On the other hand, the places where Krauss shows us Gursky’s manuscript give insight into her influences, lending an aura of surrealism to the book that leaves us unsurprised when Krauss chooses South America as the place where it would be “lost” for years, fictively placing the manuscript in the vicinity of Jorge Luis Borges. The “borrowed” pages melt down the passage of time and the divide between fiction and reality with such skill that their presence within the novel seems misplaced at times. Likewise, Leo Gursky and Zvi Litvinoff, while being completely reciprocal personalities, display a level of inner reflection that ties them together as essentially being one and the same person living in different decades.

Litvinoff’s incongruence within this setting is an effect of the familiarity of his character.
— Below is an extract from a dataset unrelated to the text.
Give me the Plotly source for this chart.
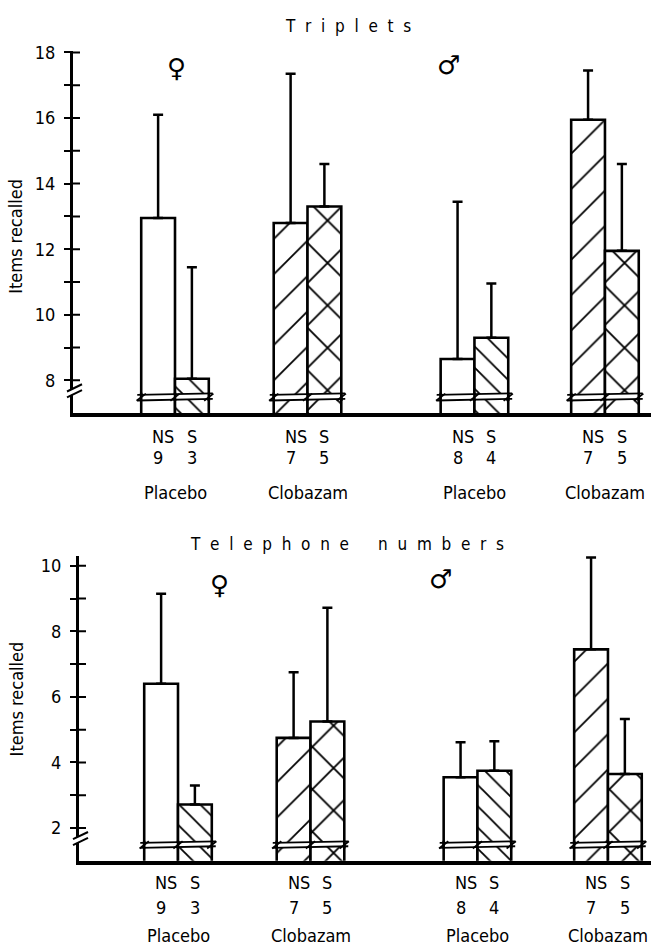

The lethargic, pale young man in the dark coat, whose inner turmoil and state of constant unease regarding his mediocrity as well as his subsequent moral deterioration, paint a portrait that has striking similarities to Dostoyevsky’s Raskolnikov. However, Litvinoff’s crime is in comparison a trifle through which he cannot achieve the same complexity.

Juxtaposing the two characters, it is almost contradictory to observe Litvinoff, the quiet, sophisticated intellectual, falling victim to his creative inhibition and transcribing a manuscript written by Gursky, whose undesirable “Walter Mitty lifestyle” makes it near impossible to believe that he is capable of such unrestrained literary expression. Litvinoff and Gursky are opposite ends of a spectrum.

While the absence of the “History of Love” robs Gursky of an identity, for Litvinoff it is its presence that drains his vital energy. Litvinoff comes across as a younger and more fragile Gursky, whose fervor and passion to create drive him to impersonation, unknowingly setting in motion the loss of identity that would affect Litvinoff for the rest of his life — and Gursky up until the point where he reunites with it.